Nordhavn 47 Sea Eagle

Sea Eagle snug in her berth with the Tacoma Glass Museum and UW in the background.

Sea Eagle was snug in her Tacoma, Washington berth over the weekend. I took the opportunity to dive and clean the bottom and check on the zincs and running gear. The Petite Barnacle Buster Paint that was applied to the propellers is a complete failure after only 3 months in service. There are already sizable barnacles growing on the the main (which were laughing at my scrub brush). Grrrrr!

I did take a moment to go through the log book and realized that in the year Sea Eagle has been in Tacoma, she has been out cruising 45 times and has covered nearly 2500 nautical miles. Not bad for a boat that is primarily used on weekends!

The Thea Foss Waterway, in Tacoma has turned out to be a great location for a Nordhavn. Central Puget Sound is a few minutes away with a plethora of anchorages and marinas.

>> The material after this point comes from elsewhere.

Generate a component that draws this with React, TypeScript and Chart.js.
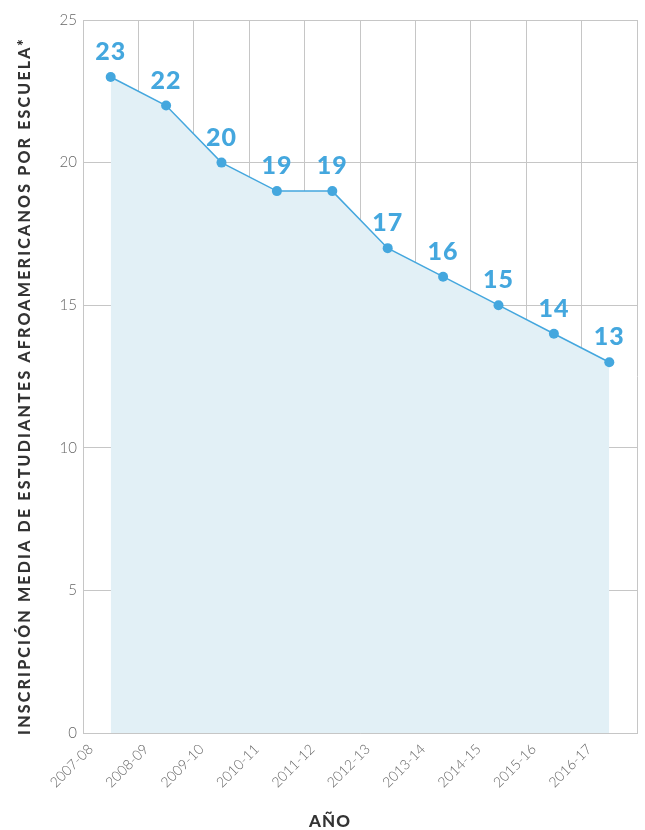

Downtown Tacoma is within easy walking distance with the Tacoma Dome for entertainment, the University of Washington, Glass Museum and lots of great restaurants along the waterfront.

Heading over to dinner on the Thea Foss Waterway

Heading over to dinner on the Thea Foss Waterway

I have also had very good luck in our choice of Marinas, scoring a nice big slip, right at the bottom of the ramp, making loading the boat an easy task. The Marina staff has been exceptional and takes great care of the facilities, the boaters and the boats. Life is Good!

Running north in Colvos Passage, with Mt Baker and Blake Island ahead.

Running north in Colvos Passage, with Mt Baker and Blake Island ahead.

On a stunning first day of summer in the Great Pacific Northwest, we headed up the West Side of Vashon island along Colvos Passage, enroute to Seattle for the weekend. Colvos Passage currents always run North, even on Flood tides, where the main channels run south. During the peak of the flood, we were still making well over 8 knots all the way to the northern tip of Vashon Island and the scenery is lovely.

Commercial Traffic steers clear of Colvos Passage so they can run in the Traffic Separation Zone along the East side of Vashon and Maury Islands (as dictated by Vessel Traffic Control).

Cute community along Colvos Passage.

The community along Colvos Passage near Klockstad Road, across from Command Point.

Once clear of Vashon Island, it’s pretty much a straight shot to pass south of Blake Island and cruise right into the heart of Seattle and the Elliott Bay Marina (which was a ghost town this weekend). We spent a quiet night, BBQ’d some steaks and then picked up some passengers flying in from Utah to cruise back to Tacoma with us.

Dall's Porpoises

Dall’s Porpoises swim along side Sea Eagle near Maury Island

With another gorgeous Pacific Northwest weekend on tap and an event to attend in Seattle, the traffic forecasts were dire. The department of Transportation was closing down multiple lanes on I-5, along with 520 and Hwy 99. Delays of up to 3 hours were predicted! It turns out that’s really no problem if you have a boat! 😉

We cast off the lines just after noon on Friday and rode the Ebb Tide up to Elliott Bay Marina in Seattle. The weather was perfect and there was no traffic at all! We saw a few ferries and a container ship that was trying to run over some guy in a kayak, but Oh My Gosh does that beat slogging it out on the freeway!

On the way into the marina, we spotted the crew on Pacific High (Nordhavn 4709) as well as several other Nordhavn’s. Most impressive was Craig Mundie’s Serenditpity (Nordhavn 8602), which was easily the largest boat in the Marina and is actually more impressive than the massive cruise ships docked right next door.

Dall's Porpoises swimming in the wake.

Dall’s Porpoises swimming in the wake.

We had a magnificent weekend, just enjoying life and rode the flood tide south Sunday afternoon. As we neared Maury Island, we received a text from several dive buddies that they were just splashing at the Maury Island Barges so we diverted over there to say hello. As we approached, a small group of Dall’s Porpoises swam along side the Sea Eagle and were feeding in our very small wake.